Where litigation goes wrong for everybody – costs in the Brit Inns case

The costs judgment in Brit Inns Ltd v BDW Trading Ltd could be seen as an encouragement to defendants to make Calderbank offers where the claim is exaggerated and they do not think it fair that they should pay the claimant’s costs. A closer examination of the case reveals otherwise.

The costs judgment in Brit Inns Ltd v BDW Trading Ltd could be seen as an encouragement to defendants to make Calderbank offers where the claim is exaggerated and they do not think it fair that they should pay the claimant’s costs. A closer examination of the case reveals otherwise.

The claimants brought a subrogated claim for insured losses of about £660,000 arising out of the defendant’s defective development works. Liability was never in issue but they only recovered about £157,000, having incurred costs of about £528,000.

The parties made several settlement offers. The claimants made two Part 36 offers, one for £550,000 and one for £300,000. The defendant made a Part 36 offer of £139,000 on 28 June 2011, about £35,000 less than the judgment sum. Nearly a month before the trial, on 16 May 2012, the defendant made a Calderbank offer of £267,046, including interest, plus £85,000 for costs. This offer expired on 30 May 2012. On 11 June 2012, the defendant made another Calderbank offer of £200,000 plus interest and £100,000 costs. The trial began on 12 June 2012.

The order for costs

Coulson J ordered the defendant to pay 60 per cent of the claimants’ costs up until 30 May 2012, excluding all costs incurred in connection with the claimants’ experts whose evidence was fundamentally flawed from the outset. The claim was exaggerated and not properly supported by the evidence and the claimants, their experts and solicitors did little or nothing to address these deficiencies.

As for the costs from 30 May 2012, essentially all the costs of the trial, the judge ordered the claimants to pay the defendant’s costs.

The rationale

Coulson J reviewed the authorities and endorsed the Court of Appeal’s statement in Fox v Foundation Piling Ltd that a defendant cannot expect to secure costs protection unless it makes a sufficient Part 36 offer. He also referred to the recent statement in F&C Alternative Investments (Holdings) Ltd v Barthelemy that non-Part 36 offers should not be treated as having the same effect as those made under Part 36.

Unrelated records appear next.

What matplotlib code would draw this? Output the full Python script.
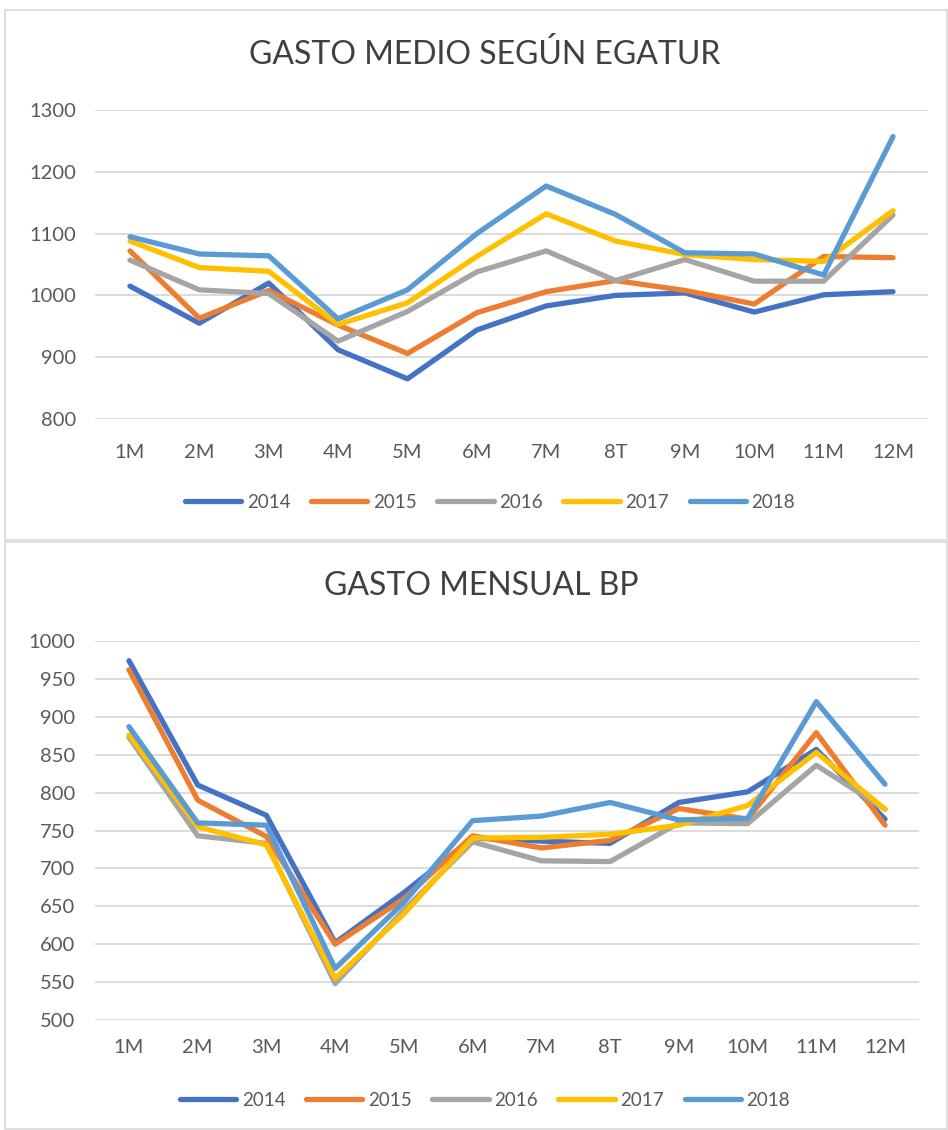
import matplotlib.pyplot as plt
from matplotlib.patches import Rectangle

# months on the x axis (8T is how the source labels August)
months = ['1M', '2M', '3M', '4M', '5M', '6M', '7M', '8T', '9M', '10M', '11M', '12M']
years = ['2014', '2015', '2016', '2017', '2018']
colors = ['#4472C4', '#ED7D31', '#A5A5A5', '#FFC000', '#5B9BD5']

# gasto medio segun EGATUR
egatur_2014 = [1015, 955, 1020, 912, 865, 944, 983, 1000, 1004, 973, 1001, 1006]
egatur_2015 = [1072, 963, 1008, 952, 906, 972, 1006, 1024, 1008, 986, 1063, 1061]
egatur_2016 = [1057, 1009, 1003, 926, 974, 1038, 1072, 1024, 1058, 1023, 1023, 1130]
egatur_2017 = [1088, 1045, 1039, 953, 988, 1063, 1132, 1088, 1066, 1058, 1055, 1137]
egatur_2018 = [1095, 1067, 1064, 962, 1009, 1100, 1177, 1131, 1069, 1067, 1033, 1257]

# gasto mensual BP
bp_2014 = [974, 810, 770, 602, 668, 740, 736, 733, 787, 801, 857, 765]
bp_2015 = [962, 790, 742, 600, 660, 743, 727, 737, 779, 765, 879, 757]
bp_2016 = [873, 743, 733, 548, 645, 735, 710, 709, 760, 759, 836, 778]
bp_2017 = [876, 755, 731, 555, 640, 740, 741, 745, 757, 783, 853, 778]
bp_2018 = [887, 760, 757, 568, 655, 763, 769, 787, 764, 766, 920, 811]

W, H = 948, 1130
plt.rcParams['font.family'] = ['Lato', 'DejaVu Sans']

fig = plt.figure(figsize=(W / 100, H / 100), dpi=100)


def px_box(x0, y0, x1, y1):
    # pixel box (top-left origin) -> figure fraction rect
    return [x0 / W, 1 - y1 / H, (x1 - x0) / W, (y1 - y0) / H]


def draw_panel(rect_px, ax_px, title, title_xy, series, ylim, ystep, legend_xy, xpad):
    x0, y0, x1, y1 = rect_px
    fig.patches.append(Rectangle((x0 / W, 1 - y1 / H), (x1 - x0) / W, (y1 - y0) / H,
                                 transform=fig.transFigure, fill=False,
                                 edgecolor='#d9d9d9', linewidth=1.2))
    ax = fig.add_axes(px_box(*ax_px))
    for vals, c, lab in zip(series, colors, years):
        ax.plot(range(len(months)), vals, color=c, linewidth=3.8, label=lab,
                solid_capstyle='round', solid_joinstyle='round')
    ax.set_xlim(-0.5, len(months) - 0.5)
    ax.set_ylim(*ylim)
    ax.set_yticks(range(ylim[0], ylim[1] + 1, ystep))
    ax.set_xticks(range(len(months)))
    ax.set_xticklabels(months)
    ax.grid(axis='y', color='#d9d9d9', linewidth=1.3)
    ax.set_axisbelow(True)
    for s in ax.spines.values():
        s.set_visible(False)
    ax.tick_params(length=0, labelsize=14.5, colors='#595959')
    ax.tick_params(axis='x', pad=xpad)
    ax.tick_params(axis='y', pad=14)
    fig.text(title_xy[0] / W, 1 - title_xy[1] / H, title, ha='center', va='center',
             fontsize=23, color='#404040')
    h, l = ax.get_legend_handles_labels()
    fig.legend(h, l, loc='center', bbox_to_anchor=(legend_xy[0] / W, 1 - legend_xy[1] / H),
               ncol=5, frameon=False, fontsize=13.5, handlelength=3.0,
               columnspacing=1.1, handletextpad=0.3, labelcolor='#595959')
    return ax


draw_panel((5, 10, 947, 540), (95.3, 110, 927.7, 419), 'GASTO MEDIO SEGÚN EGATUR', (485, 54),
           [egatur_2014, egatur_2015, egatur_2016, egatur_2017, egatur_2018],
           (800, 1300), 100, (490, 502), 18)
draw_panel((5, 542, 947, 1129), (94.6, 641, 919.4, 1020), 'GASTO MENSUAL BP', (481, 586),
           [bp_2014, bp_2015, bp_2016, bp_2017, bp_2018],
           (500, 1000), 50, (485, 1100), 14)

fig.savefig('out.png', dpi=100)
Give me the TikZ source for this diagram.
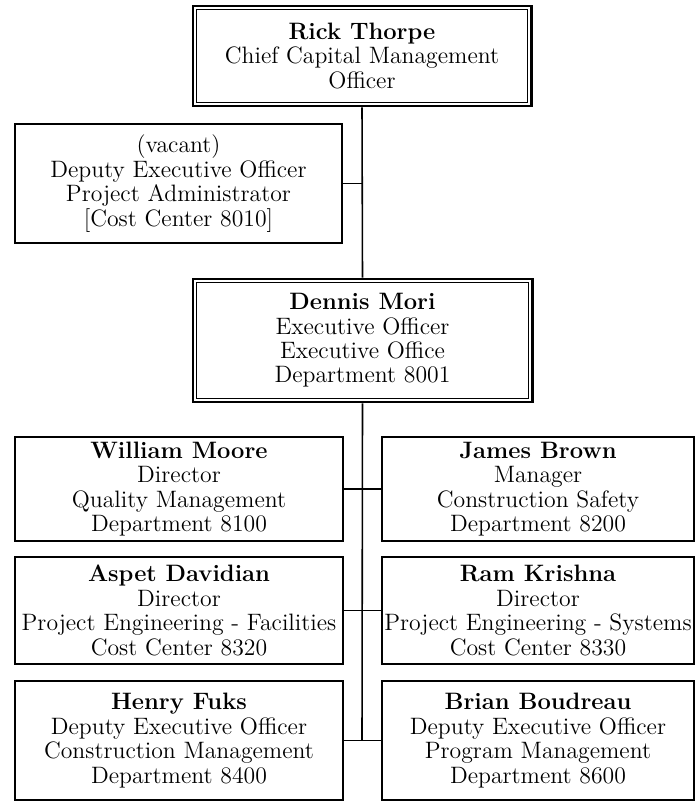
\documentclass[tikz,border=0pt]{standalone}
\usepackage{tikz}
\usetikzlibrary{calc}

\tikzset{
  unitbox/.style={draw, line width=0.9pt, inner sep=0pt, align=center,
    font=\fontsize{13.5}{13.9}\selectfont},
  headbox/.style={unitbox, line width=1.7pt},
  link/.style={line width=0.9pt}
}

\begin{document}
\begin{tikzpicture}
    % Fix page size
    \useasboundingbox (0,0) rectangle (13.92,-16.2);

    % Define box sizes
    \def\lw{6.56cm}
    \def\rw{6.24cm}

    % Draw top boxes
    \node[headbox, minimum width=6.76cm, minimum height=2cm] (rick) at (7.24,-1.12)
        {\textbf{Rick Thorpe}\\Chief Capital Management\\Officer};
    \node[unitbox, minimum width=6.54cm, minimum height=2.38cm] (vacant) at (3.57,-3.67)
        {(vacant)\\Deputy Executive Officer\\Project Administrator\\{[Cost Center 8010]}};
    \node[headbox, minimum width=6.78cm, minimum height=2.46cm] (mori) at (7.25,-6.81)
        {\textbf{Dennis Mori}\\Executive Officer\\Executive Office\\Department 8001};

    % Draw department boxes
    \node[unitbox, minimum width=\lw, minimum height=2.08cm] (moore) at (3.58,-9.78)
        {\textbf{William Moore}\\Director\\Quality Management\\Department 8100};
    \node[unitbox, minimum width=\rw, minimum height=2.08cm] (brown) at (10.76,-9.78)
        {\textbf{James Brown}\\Manager\\Construction Safety\\Department 8200};
    \node[unitbox, minimum width=\lw, minimum height=2.14cm] (davidian) at (3.58,-12.21)
        {\textbf{Aspet Davidian}\\Director\\Project Engineering - Facilities\\Cost Center 8320};
    \node[unitbox, minimum width=\rw, minimum height=2.14cm] (krishna) at (10.76,-12.21)
        {\textbf{Ram Krishna}\\Director\\Project Engineering - Systems\\Cost Center 8330};
    \node[unitbox, minimum width=\lw, minimum height=2.38cm] (fuks) at (3.58,-14.81)
        {\textbf{Henry Fuks}\\Deputy Executive Officer\\Construction Management\\Department 8400};
    \node[unitbox, minimum width=\rw, minimum height=2.38cm] (boudreau) at (10.76,-14.81)
        {\textbf{Brian Boudreau}\\Deputy Executive Officer\\Program Management\\Department 8600};

    % Inner line of the double frames
    \foreach \n in {rick, mori}
        \draw[line width=0.5pt] ([xshift=2.6pt,yshift=-2.6pt]\n.north west) rectangle ([xshift=-2.6pt,yshift=2.6pt]\n.south east);

    % Draw trunk
    \coordinate (bottom) at (fuks.east -| rick.south);
    \draw[link] (rick.south) -- (mori.north);
    \draw[link] (mori.south) -- (bottom);
    \draw[link] (vacant.east) -- (vacant.east -| rick.south);

    % Draw branches
    \foreach \a/\b in {moore/brown, davidian/krishna, fuks/boudreau}
        \draw[link] (\a.east) -- (\b.west);
\end{tikzpicture}
\end{document}
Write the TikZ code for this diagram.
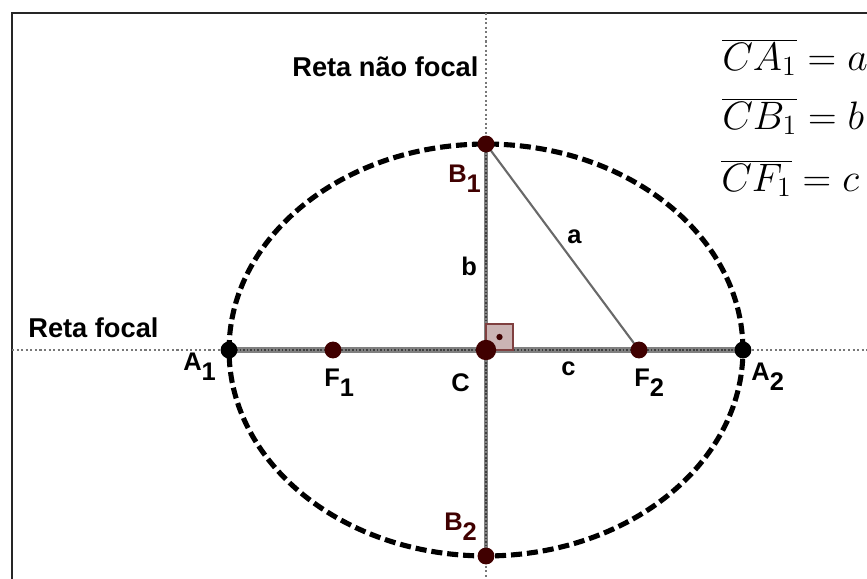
\RequirePackage{fix-cm}
\documentclass[tikz,border=0pt]{standalone}
\usepackage{fontspec}
\newfontfamily\rotulofonte{Liberation Sans}
\usetikzlibrary{calc}
\definecolor{elmarrom}{RGB}{64, 0, 0}
\definecolor{elcinza}{RGB}{105, 105, 105}
\definecolor{eleixo}{RGB}{120, 120, 120}
\definecolor{elrosa}{RGB}{203, 180, 180}
\definecolor{elborda}{RGB}{128, 64, 64}

\tikzset{
    rotulo/.style={font=\rotulofonte\bfseries\fontsize{14.5}{17}\selectfont, inner sep=0pt},
    titulo/.style={font=\rotulofonte\bfseries\fontsize{15.5}{18}\selectfont, inner sep=0pt},
    formula/.style={font=\fontsize{22.6}{27}\selectfont, inner sep=0pt, anchor=base west},
    eixo/.style={eleixo, line width=1.1pt, dash pattern=on 1.2pt off 1.4pt},
    pontilhado/.style={black!75, line width=1pt, dash pattern=on 1pt off 1pt}
}
\newcommand{\comsub}[2]{#1\raisebox{-0.42em}{#2}}

\begin{document}
\begin{tikzpicture}[x=0.02cm, y=-0.02cm]
\useasboundingbox (0,0) rectangle (867,579);

% === Moldura ===
\draw[line width=1.2pt, black!85] (12,579) -- (12,13) -- (867,13);

% === Pontos ===
\coordinate (C) at (486,350);
\coordinate (A1) at (229,350);
\coordinate (A2) at (743,350);
\coordinate (F1) at (333,350);
\coordinate (F2) at (639,350);
\coordinate (B1) at (486,144);
\coordinate (B2) at (486,556);

% Retas focal e nao focal
\coordinate (esq) at (12,350);
\coordinate (dir) at (867,350);
\coordinate (topo) at (486,13);
\coordinate (base) at (486,579);
\draw[eixo] (esq) -- (dir);
\draw[eixo] (topo) -- (base);

% Eixos maior e menor
\draw[line width=3pt, black!50] (A1) -- (A2);
\draw[pontilhado] (A1) -- (A2);
\draw[line width=1.8pt, black!50] (B1) -- (B2);
\draw[pontilhado] (B1) -- (B2);

% Elipse
\draw[line width=2.9pt, dash pattern=on 6.3pt off 2.8pt] (C) ellipse [x radius=5.14cm, y radius=4.12cm];

% Segmento a
\draw[elcinza, line width=1.2pt] (B1) -- (F2);

% Angulo reto
\draw[elborda, fill=elrosa, line width=0.9pt] (C) rectangle ($(C)+(27,-26)$);
\fill[elmarrom] ($(C)+(13.5,-13)$) circle (1.8pt);

% Pontos
\foreach \p in {F1,F2,B1,B2} {
    \fill[elmarrom] (\p) circle (4.8pt);
}
\foreach \p in {A1,A2} {
    \fill[black] (\p) circle (4.8pt);
}
\fill[elmarrom] (C) circle (5.8pt);

% === Rotulos ===
\node[titulo, anchor=base west] (retanf) at (292,76) {Reta não focal};
\node[titulo, anchor=base west] (retaf) at (28,337) {Reta focal};

\node[rotulo, anchor=base west] (lA1) at (183,370) {\comsub{A}{1}};
\node[rotulo, anchor=base west] (lF1) at (324,386) {\comsub{F}{1}};
\node[rotulo, anchor=base west] (lC) at (451,391) {C};
\node[rotulo, anchor=base west] (lc) at (561,375) {c};
\node[rotulo, anchor=base west] (lF2) at (634,386) {\comsub{F}{2}};
\node[rotulo, anchor=base west] (lA2) at (751,380) {\comsub{A}{2}};
\node[rotulo, anchor=base west, elmarrom] (lB1) at (448,182) {\comsub{B}{1}};
\node[rotulo, anchor=base west, elmarrom] (lB2) at (444,530) {\comsub{B}{2}};
\node[rotulo, anchor=base west] (lb) at (461,275) {b};
\node[rotulo, anchor=base west] (la) at (567,243) {a};

% Medidas
\node[formula] (fa) at (722,70) {$\overline{CA_1}=a$};
\node[formula] (fb) at (722,129) {$\overline{CB_1}=b$};
\node[formula] (fc) at (721,191) {$\overline{CF_1}=c$};

\end{tikzpicture}
\end{document}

The defendant in this case had made a Part 36 offer but it was not high enough to provide costs protection. For this reason, the judge awarded the claimants their costs up until 30 May 2012, but deprived them of 40 per cent of those costs because of their conduct of the claim. He found that, had the claimants adopted the same detailed approach to the claim as the defendant, the action would have settled well before 30 May 2012.

As for the costs after 30 May 2012, the judge concluded that the claimants would have been better off accepting the offer of 16 May 2012 than going on to trial. The same could be said of the defendant’s offer of 11 June 2012. Only the claimants’ unreasonable conduct and unrealistic expectations could explain their decision to proceed to trial.

Reviewing the conduct of the parties, the judge noted that the claim was exaggerated, in some instances grossly, but that this was not deliberate or dishonest. However, the claimants and their solicitors adopted a consciously unhelpful attitude in correspondence. The claimants’ offers were also consistently unrealistic. These factors justified awarding the defendant its costs from 30 May 2012.


Those with the unenviable task of deciding what offers to make on behalf of a defendant could justifiably be confused by this decision. The Court of Appeal has said repeatedly that full costs protection cannot be obtained with a non-Part 36 offer and here is a defendant achieving just that. Perhaps, after all, it is fine to make a Calderbank offer where the claimant is being unrealistic and has racked up hundreds of thousands of pounds in costs.

That would be a dangerous and misleading lesson to draw from this case. The defendant’s Calderbank offer provided full costs protection because of the claimants’ unreasonable conduct. The Supreme Court in Fairclough Homes v Summers acknowledged that a defendant would be entitled to obtain full costs protection from a Calderbank offer where the claim is dishonestly exaggerated. The present decision takes this a little further by entitling a defendant to full costs protection from a Calderbank offer where it has already made a sensible but insufficient Part 36 offer and the claimants’ conduct has been so unsatisfactory that it is fair to make them pay the defendant’s costs of the trial.

It will be rare that a claimant, its solicitors and experts, all fail to this degree. Where this does occur, a defendant may be able to rely on a Calderbank offer with confidence. Think, however, of the costs thrown away in arguing about costs – the judge commented that every possible point that can arise on costs was in issue here – and how much better it would have been for the defendant had it made a sufficient Part 36 offer in June 2011.